Let's expand this question and ask, did anyone who died in the Salem witch trials deserve to die?  The people that died were innocent of the charge that they were murdered for--they were not witches, and even though I'm sure all of them had their faults, none of those faults warranted a cruel and painful death at the end of a noose.   John had more faults than many others--he had committed what was considered to be an awful sin in the Puritan community, adultery.  However, confession and excommunication would have been the worst that he would have had to suffer if he was punished for that crime.  So, what did John do that warranted his death?  Nothing.  In fact, the people that did die could be said to be even more honest and god-fearing people than those that confessed to witchcraft to save their necks.  The people that confessed betrayed their integrity by lying, while those that died did not lie.
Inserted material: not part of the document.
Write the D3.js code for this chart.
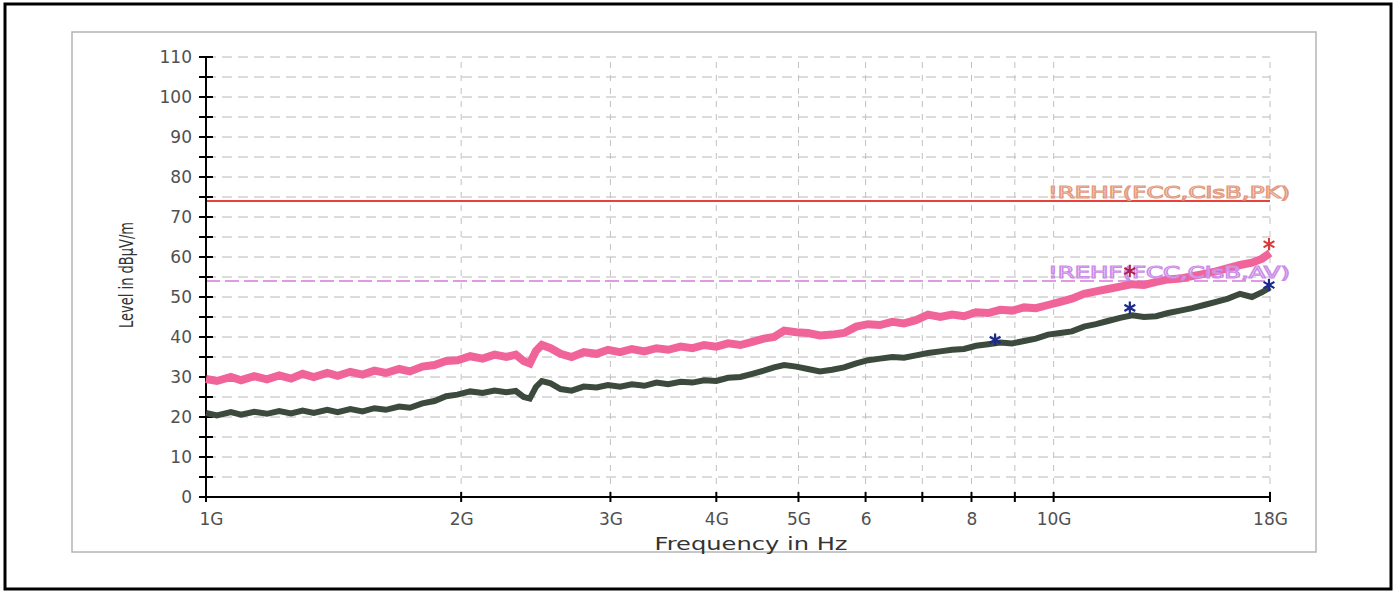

John's death was not deserved, nor were the deaths of the other 18 people that ended up getting hanged.  Eventually, all of the people of Salem realized that these were unjust killings, and did what they could to care for the impoverished families.  Descendents of the victims were even compensated by the state many years later in an attempt to recompense them for the damage that was done.  To say that John's death was deserved is to say that anyone who has ever done anything wrong should be killed, and at the hands of an unfair and suspicious court, at that.  John died as an unusual hero, who cared more about living honestly and maintaining his reputation than giving in to lies and a deceitful court.  I hope that helps--good luck!